------ Data shown

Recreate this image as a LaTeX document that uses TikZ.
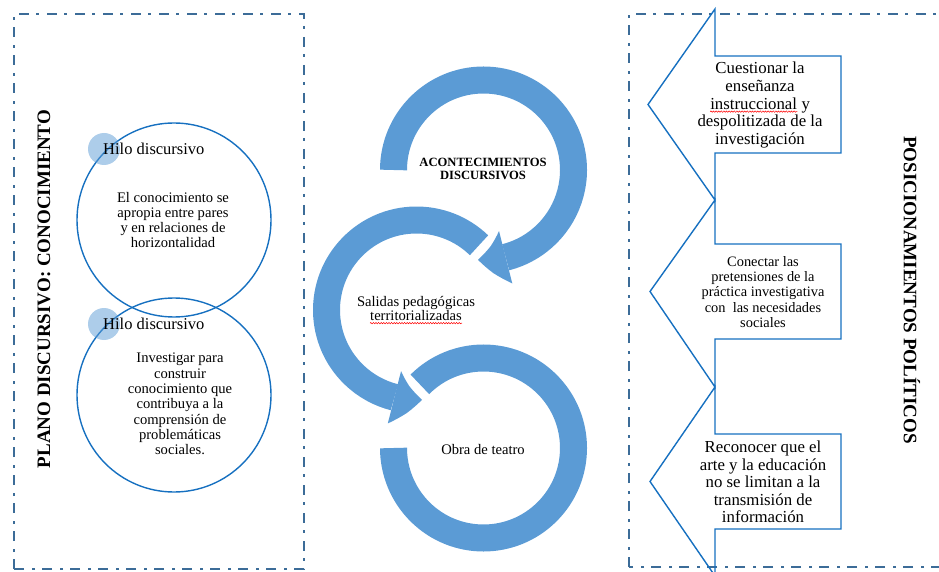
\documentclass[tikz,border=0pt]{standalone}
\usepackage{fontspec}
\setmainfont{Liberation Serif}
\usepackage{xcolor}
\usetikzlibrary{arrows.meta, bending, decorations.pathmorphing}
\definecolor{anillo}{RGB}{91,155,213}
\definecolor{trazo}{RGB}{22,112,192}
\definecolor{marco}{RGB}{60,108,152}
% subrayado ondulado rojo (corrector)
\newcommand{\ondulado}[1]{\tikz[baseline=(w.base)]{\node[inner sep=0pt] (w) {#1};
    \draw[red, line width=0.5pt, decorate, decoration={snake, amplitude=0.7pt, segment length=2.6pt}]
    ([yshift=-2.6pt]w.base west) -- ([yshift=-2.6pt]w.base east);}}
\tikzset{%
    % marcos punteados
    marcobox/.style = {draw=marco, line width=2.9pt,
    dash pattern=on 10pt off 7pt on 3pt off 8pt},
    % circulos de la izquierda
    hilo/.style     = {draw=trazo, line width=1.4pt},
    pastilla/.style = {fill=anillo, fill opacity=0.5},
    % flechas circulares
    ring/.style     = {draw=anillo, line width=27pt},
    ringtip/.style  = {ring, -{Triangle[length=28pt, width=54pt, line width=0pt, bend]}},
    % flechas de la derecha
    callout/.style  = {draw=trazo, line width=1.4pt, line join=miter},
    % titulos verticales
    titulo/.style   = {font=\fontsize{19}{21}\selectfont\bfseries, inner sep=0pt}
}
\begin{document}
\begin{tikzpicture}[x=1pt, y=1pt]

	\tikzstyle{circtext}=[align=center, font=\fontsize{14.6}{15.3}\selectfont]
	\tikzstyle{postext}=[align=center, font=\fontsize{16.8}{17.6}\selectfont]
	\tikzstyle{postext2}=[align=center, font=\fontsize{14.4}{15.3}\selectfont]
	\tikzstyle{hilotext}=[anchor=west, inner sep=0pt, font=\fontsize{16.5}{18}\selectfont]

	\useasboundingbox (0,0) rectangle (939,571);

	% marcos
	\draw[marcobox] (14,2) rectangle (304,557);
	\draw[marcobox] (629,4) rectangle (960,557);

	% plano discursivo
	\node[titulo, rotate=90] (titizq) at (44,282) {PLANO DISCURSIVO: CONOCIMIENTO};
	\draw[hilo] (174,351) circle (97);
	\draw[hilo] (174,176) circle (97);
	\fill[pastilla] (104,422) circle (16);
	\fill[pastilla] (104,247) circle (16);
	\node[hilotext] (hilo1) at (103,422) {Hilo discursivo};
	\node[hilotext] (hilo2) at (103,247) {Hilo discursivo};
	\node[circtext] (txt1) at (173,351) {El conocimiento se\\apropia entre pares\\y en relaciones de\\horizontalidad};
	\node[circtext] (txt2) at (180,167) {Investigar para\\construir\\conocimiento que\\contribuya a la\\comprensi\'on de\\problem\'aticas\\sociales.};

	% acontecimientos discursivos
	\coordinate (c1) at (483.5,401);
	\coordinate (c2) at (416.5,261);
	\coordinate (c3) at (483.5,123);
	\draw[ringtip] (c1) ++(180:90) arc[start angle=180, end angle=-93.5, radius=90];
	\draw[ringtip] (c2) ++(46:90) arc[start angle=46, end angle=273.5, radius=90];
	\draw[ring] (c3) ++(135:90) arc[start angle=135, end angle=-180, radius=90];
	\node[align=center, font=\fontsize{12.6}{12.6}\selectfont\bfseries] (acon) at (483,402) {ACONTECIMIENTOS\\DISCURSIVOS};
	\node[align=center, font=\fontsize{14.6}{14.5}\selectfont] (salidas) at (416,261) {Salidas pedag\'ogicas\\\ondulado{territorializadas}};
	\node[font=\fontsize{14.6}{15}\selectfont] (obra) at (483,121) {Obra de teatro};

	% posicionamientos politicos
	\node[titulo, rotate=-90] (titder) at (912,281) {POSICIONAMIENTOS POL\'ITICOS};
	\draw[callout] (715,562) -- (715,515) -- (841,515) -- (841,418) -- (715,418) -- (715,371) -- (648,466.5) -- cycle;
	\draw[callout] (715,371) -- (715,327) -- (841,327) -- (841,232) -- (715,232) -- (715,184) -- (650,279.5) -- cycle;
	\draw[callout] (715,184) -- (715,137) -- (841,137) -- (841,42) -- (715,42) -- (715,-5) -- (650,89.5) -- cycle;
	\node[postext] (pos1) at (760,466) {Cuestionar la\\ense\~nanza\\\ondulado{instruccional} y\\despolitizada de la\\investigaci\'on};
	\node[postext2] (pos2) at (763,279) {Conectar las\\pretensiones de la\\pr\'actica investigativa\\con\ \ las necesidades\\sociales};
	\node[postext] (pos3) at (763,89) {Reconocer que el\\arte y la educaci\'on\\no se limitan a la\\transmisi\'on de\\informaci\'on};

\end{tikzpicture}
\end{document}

------------

▸ Task to carry out:
Give back every line exactly as it stands, pictures excluded.

▸ Answer to the problem:
Recreate this image as a LaTeX document that uses TikZ.
\documentclass[tikz,border=0pt]{standalone}
\usepackage{fontspec}
\setmainfont{Liberation Serif}
\usepackage{xcolor}
\usetikzlibrary{arrows.meta, bending, decorations.pathmorphing}
\definecolor{anillo}{RGB}{91,155,213}
\definecolor{trazo}{RGB}{22,112,192}
\definecolor{marco}{RGB}{60,108,152}
% subrayado ondulado rojo (corrector)
\newcommand{\ondulado}[1]{\tikz[baseline=(w.base)]{\node[inner sep=0pt] (w) {#1};
    \draw[red, line width=0.5pt, decorate, decoration={snake, amplitude=0.7pt, segment length=2.6pt}]
    ([yshift=-2.6pt]w.base west) -- ([yshift=-2.6pt]w.base east);}}
\tikzset{%
    % marcos punteados
    marcobox/.style = {draw=marco, line width=2.9pt,
    dash pattern=on 10pt off 7pt on 3pt off 8pt},
    % circulos de la izquierda
    hilo/.style     = {draw=trazo, line width=1.4pt},
    pastilla/.style = {fill=anillo, fill opacity=0.5},
    % flechas circulares
    ring/.style     = {draw=anillo, line width=27pt},
    ringtip/.style  = {ring, -{Triangle[length=28pt, width=54pt, line width=0pt, bend]}},
    % flechas de la derecha
    callout/.style  = {draw=trazo, line width=1.4pt, line join=miter},
    % titulos verticales
    titulo/.style   = {font=\fontsize{19}{21}\selectfont\bfseries, inner sep=0pt}
}
\begin{document}
\begin{tikzpicture}[x=1pt, y=1pt]

	\tikzstyle{circtext}=[align=center, font=\fontsize{14.6}{15.3}\selectfont]
	\tikzstyle{postext}=[align=center, font=\fontsize{16.8}{17.6}\selectfont]
	\tikzstyle{postext2}=[align=center, font=\fontsize{14.4}{15.3}\selectfont]
	\tikzstyle{hilotext}=[anchor=west, inner sep=0pt, font=\fontsize{16.5}{18}\selectfont]

	\useasboundingbox (0,0) rectangle (939,571);

	% marcos
	\draw[marcobox] (14,2) rectangle (304,557);
	\draw[marcobox] (629,4) rectangle (960,557);

	% plano discursivo
	\node[titulo, rotate=90] (titizq) at (44,282) {PLANO DISCURSIVO: CONOCIMIENTO};
	\draw[hilo] (174,351) circle (97);
	\draw[hilo] (174,176) circle (97);
	\fill[pastilla] (104,422) circle (16);
	\fill[pastilla] (104,247) circle (16);
	\node[hilotext] (hilo1) at (103,422) {Hilo discursivo};
	\node[hilotext] (hilo2) at (103,247) {Hilo discursivo};
	\node[circtext] (txt1) at (173,351) {El conocimiento se\\apropia entre pares\\y en relaciones de\\horizontalidad};
	\node[circtext] (txt2) at (180,167) {Investigar para\\construir\\conocimiento que\\contribuya a la\\comprensi\'on de\\problem\'aticas\\sociales.};

	% acontecimientos discursivos
	\coordinate (c1) at (483.5,401);
	\coordinate (c2) at (416.5,261);
	\coordinate (c3) at (483.5,123);
	\draw[ringtip] (c1) ++(180:90) arc[start angle=180, end angle=-93.5, radius=90];
	\draw[ringtip] (c2) ++(46:90) arc[start angle=46, end angle=273.5, radius=90];
	\draw[ring] (c3) ++(135:90) arc[start angle=135, end angle=-180, radius=90];
	\node[align=center, font=\fontsize{12.6}{12.6}\selectfont\bfseries] (acon) at (483,402) {ACONTECIMIENTOS\\DISCURSIVOS};
	\node[align=center, font=\fontsize{14.6}{14.5}\selectfont] (salidas) at (416,261) {Salidas pedag\'ogicas\\\ondulado{territorializadas}};
	\node[font=\fontsize{14.6}{15}\selectfont] (obra) at (483,121) {Obra de teatro};

	% posicionamientos politicos
	\node[titulo, rotate=-90] (titder) at (912,281) {POSICIONAMIENTOS POL\'ITICOS};
	\draw[callout] (715,562) -- (715,515) -- (841,515) -- (841,418) -- (715,418) -- (715,371) -- (648,466.5) -- cycle;
	\draw[callout] (715,371) -- (715,327) -- (841,327) -- (841,232) -- (715,232) -- (715,184) -- (650,279.5) -- cycle;
	\draw[callout] (715,184) -- (715,137) -- (841,137) -- (841,42) -- (715,42) -- (715,-5) -- (650,89.5) -- cycle;
	\node[postext] (pos1) at (760,466) {Cuestionar la\\ense\~nanza\\\ondulado{instruccional} y\\despolitizada de la\\investigaci\'on};
	\node[postext2] (pos2) at (763,279) {Conectar las\\pretensiones de la\\pr\'actica investigativa\\con\ \ las necesidades\\sociales};
	\node[postext] (pos3) at (763,89) {Reconocer que el\\arte y la educaci\'on\\no se limitan a la\\transmisi\'on de\\informaci\'on};

\end{tikzpicture}
\end{document}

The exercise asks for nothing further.